By Andrew Dugan and Justin McCarthy, Gallup
Dogged by continued scrutiny of her email practices as secretary of state, Democratic presidential candidate Hillary Clinton’s favorability with the American public has sunk to one of its lowest levels in Gallup’s 23-year trend. Currently, 41 percent of U.S. adults say they have a favorable opinion of the Democratic front-runner, while 51 percent hold an unfavorable view.
Clinton’s deflated favorable rating reflects the challenging political environment she has faced recently. Her use of a private server and email account as secretary of state remains an ongoing controversy and has prompted congressional and FBI investigations.
Clinton’s sub-40 percent favorable ratings in 1992 were mostly a product of the public’s lack of familiarity with her, rather than any kind of broad unpopularity. By contrast, her current 41 percent favorable rating is arguably her worst, given her nearly universal name recognition. Her present rating is about as low as it was in March 2001, during her first few months in office as a U.S. senator from New York. Perhaps more importantly, it was also after controversial pardons that her husband, President Bill Clinton, granted at the end of his presidency, and after the Clintons took furnishings and other gifts that were White House property when they left.
More generally, since Clinton emerged as a public figure in 1992, her favorability peaked at 67 percent in December 1998 after President Clinton was impeached, and waned in the years thereafter – bottoming out at 44 percent after the Clintons left the White House. Her favorability improved somewhat during her time in the Senate, reaching as high as 58 percent in 2007, just after she announced her first bid for the presidency.
As secretary of state in Barack Obama’s administration, her favorability rating never fell below 60 percent. But upon leaving her cabinet post and returning to the political fray, Clinton saw her marks begin a downward slide, hastened by reports about her private email server earlier this year. In particular, her favorable ratings have come full circle among independents and Republicans, ultimately falling this year to the unflattering levels she received during her first presidential campaign.
Democrats Remain Steady in Support
Clinton’s diminishing popularity with national adults notwithstanding, she remains well-liked among Democrats and independents who lean Democratic – the key audience she needs to appeal to in a Democratic primary. For the two-week period ending September 1, 74 percent of Democrats had a favorable view of Clinton, the same as when Gallup began tracking these data on a daily basis in early July.
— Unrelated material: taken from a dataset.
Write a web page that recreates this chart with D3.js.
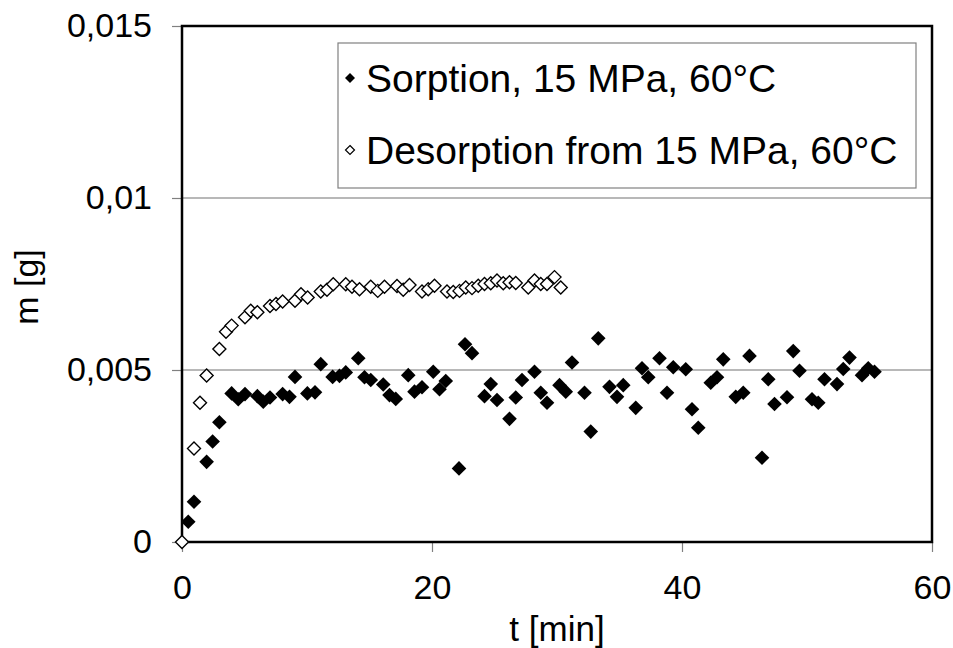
<!DOCTYPE html>
<html><head><meta charset="utf-8">
<script src="https://cdn.jsdelivr.net/npm/d3@7"></script>
<style>
body{margin:0;background:#fff;}
text{font-family:"Liberation Sans",Arial,sans-serif;fill:#000;}
</style></head>
<body><svg id="c" width="953" height="648"></svg>
<script>
const sorptionT = [0.5,0.96,1.97,2.45,2.99,3.97,4.5,5.04,6.03,6.5,7.04,8.05,8.6,9.04,10.03,10.64,11.1,12.05,12.6,13.1,14.1,14.6,15.1,16.1,16.6,17.1,18.1,18.6,19.2,20.1,20.6,21.1,22.16,22.64,23.2,24.2,24.7,25.2,26.2,26.7,27.2,28.2,28.7,29.2,30.2,30.7,31.2,32.2,32.7,33.3,34.2,34.8,35.3,36.3,36.8,37.3,38.2,38.8,39.3,40.3,40.8,41.3,42.3,42.8,43.3,44.3,44.9,45.4,46.4,46.9,47.4,48.4,48.9,49.4,50.4,50.9,51.4,52.4,52.9,53.4,54.4,54.9,55.4];
const sorptionM = [0.00059,0.00117,0.00233,0.00292,0.00348,0.00432,0.00415,0.0043,0.00424,0.00408,0.0042,0.0043,0.00422,0.0048,0.00432,0.00435,0.00517,0.0048,0.00483,0.00493,0.00534,0.00479,0.00471,0.00458,0.00427,0.00416,0.00485,0.00437,0.0045,0.00495,0.00444,0.00468,0.00214,0.00575,0.00549,0.00424,0.00459,0.00413,0.00358,0.0042,0.00471,0.00495,0.00434,0.00405,0.00456,0.00437,0.00522,0.00434,0.00321,0.00592,0.00451,0.00422,0.00456,0.0039,0.00505,0.00479,0.00534,0.00434,0.00508,0.00502,0.00386,0.00332,0.00463,0.00479,0.00531,0.00422,0.00434,0.00541,0.00245,0.00473,0.00401,0.00421,0.00555,0.00498,0.00415,0.00405,0.00473,0.00459,0.00503,0.00536,0.00485,0.00505,0.00495];
const desorptionT = [0,0.96,1.44,1.97,2.99,3.52,3.97,5.04,5.5,6.03,7.04,7.52,8.05,9.04,9.52,10.05,11.1,11.6,12.1,13.1,13.6,14.2,15.1,15.66,16.2,17.2,17.7,18.2,19.2,19.7,20.2,21.2,21.7,22.2,22.7,23.2,23.7,24.2,24.7,25.2,25.7,26.2,26.7,27.7,28.2,28.7,29.2,29.8,30.3];
const desorptionM = [0,0.00272,0.00405,0.00484,0.00561,0.00611,0.00629,0.00653,0.00672,0.00668,0.00686,0.00692,0.00699,0.00701,0.0072,0.00711,0.00728,0.00733,0.00749,0.00749,0.00742,0.00735,0.00742,0.0073,0.00742,0.00744,0.00733,0.00747,0.00728,0.00735,0.00745,0.00728,0.00727,0.0073,0.0074,0.00738,0.00745,0.0075,0.00752,0.0076,0.00752,0.00755,0.00753,0.0074,0.0076,0.0075,0.0075,0.0077,0.0074];
const xTicks = [0,20,40,60];
const yTicks = [0,0.005,0.01,0.015];
const yTickLabels = ["0","0,005","0,01","0,015"];
const seriesNames = ["Sorption, 15 MPa, 60°C","Desorption from 15 MPa, 60°C"];

const svg = d3.select("#c");
const L=182, R=932, T=26, B=542;
const FS = "34px";
const x = d3.scaleLinear().domain([0,60]).range([L,R]);
const y = d3.scaleLinear().domain([0,0.015]).range([B,T]);

// gridlines
svg.append("g").selectAll("line").data(yTicks.filter(v=>v>0&&v<0.015)).join("line")
  .attr("x1",L).attr("x2",R).attr("y1",d=>y(d)).attr("y2",d=>y(d))
  .attr("stroke","#a0a0a0").attr("stroke-width",1.5);

// axes
const xAxis = svg.append("g").attr("transform",`translate(0,${B})`)
  .call(d3.axisBottom(x).tickValues(xTicks).tickSize(10).tickPadding(23));
const yAxis = svg.append("g").attr("transform",`translate(${L},0)`)
  .call(d3.axisLeft(y).tickValues(yTicks).tickSize(10).tickPadding(20).tickFormat((d,i)=>yTickLabels[i]));
[xAxis,yAxis].forEach(a=>{
  a.select(".domain").remove();
  a.selectAll(".tick line").attr("stroke","#808080").attr("stroke-width",1.2);
  a.selectAll(".tick text").style("font-family","'Liberation Sans',Arial,sans-serif").style("font-size",FS).attr("fill","#000");
});
xAxis.selectAll(".tick text").attr("dy","0.71em");

// frame
svg.append("rect").attr("x",L).attr("y",T).attr("width",R-L).attr("height",B-T)
  .attr("fill","none").attr("stroke","#000").attr("stroke-width",2.5);

const diamond = s => `M0,${-s}L${s},0L0,${s}L${-s},0Z`;

// desorption hollow
svg.append("g").selectAll("path").data(desorptionT.map((t,i)=>[t,desorptionM[i]])).join("path")
  .attr("d",diamond(6.5)).attr("transform",d=>`translate(${x(d[0])},${y(d[1])})`)
  .attr("fill","#fff").attr("stroke","#000").attr("stroke-width",1.4);
// sorption filled
svg.append("g").selectAll("path").data(sorptionT.map((t,i)=>[t,sorptionM[i]])).join("path")
  .attr("d",diamond(7.3)).attr("transform",d=>`translate(${x(d[0])},${y(d[1])})`)
  .attr("fill","#000");

// legend
const lg = svg.append("g");
lg.append("rect").attr("x",338).attr("y",43).attr("width",578).attr("height",145)
  .attr("fill","#fff").attr("stroke","#808080").attr("stroke-width",1.2);
const rows=[78,150];
lg.append("path").attr("d",diamond(5)).attr("transform",`translate(350,${rows[0]})`).attr("fill","#000");
lg.append("path").attr("d",diamond(4.5)).attr("transform",`translate(350,${rows[1]})`).attr("fill","#fff").attr("stroke","#000").attr("stroke-width",1.2);
seriesNames.forEach((n,i)=>{
  lg.append("text").attr("x",366).attr("y",rows[i]).attr("dy","0.36em").style("font-size","39px").text(n);
});

// axis titles
svg.append("text").attr("x",(L+R)/2).attr("y",641).attr("text-anchor","middle").style("font-size","35px").text("t [min]");
svg.append("text").attr("transform","translate(38,287) rotate(-90)").attr("text-anchor","middle").style("font-size",FS).text("m [g]");
</script></body></html>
Clinton remains much better liked among Democrats than any of her current competitors for the nomination. Forty-six percent of Democrats view Bernie Sanders – currently seen as Clinton’s most formidable challenger – favorably, an improvement from the 39 percent he scored July 8-21. The other three announced Democratic candidates – Martin O’Malley, Jim Webb and Lincoln Chafee – have paltry favorable ratings among party supporters that have, to date, shown no signs of improving.
But she remains generally liked among Democrats themselves, so it is still an open question as to whether media reports of her email situation will have an effect on her ability to obtain the Democratic presidential nomination.
Nonetheless, if Clinton’s national image problem persists, this may cause concern for Democratic voters looking to back a nominee who can win the general election. At the moment, Sanders appears to be alone among Clinton’s current cadre of opposing contestants in showing signs of an increased positive position in Democrats’ minds, and he remains unknown to almost half of Democrats nationwide. This development may seem inviting for other potential candidates, such as Vice President Joe Biden.
Results for this Gallup poll are based on telephone interviews conducted August 19-September 1, 2015, on the Gallup U.S. Daily survey, with a random sample of up to 1,000 U.S. adults identifying as Democrats or independents who lean Democratic, aged 18 and older, living in all 50 U.S. states and the District of Columbia. Each candidate was rated by a random subset of respondents during this period, with the sample sizes rating each candidate ranging from 889 to 968. For results based on these samples, the margin of sampling error is ±6 percentage points at the 95 percent confidence level.
Each sample of national adults includes a minimum quota of 50 percent cell phone respondents and 50 percent landline respondents, with additional minimum quotas by time zone within region. Landline and cellular telephone numbers are selected using random-digit-dial methods.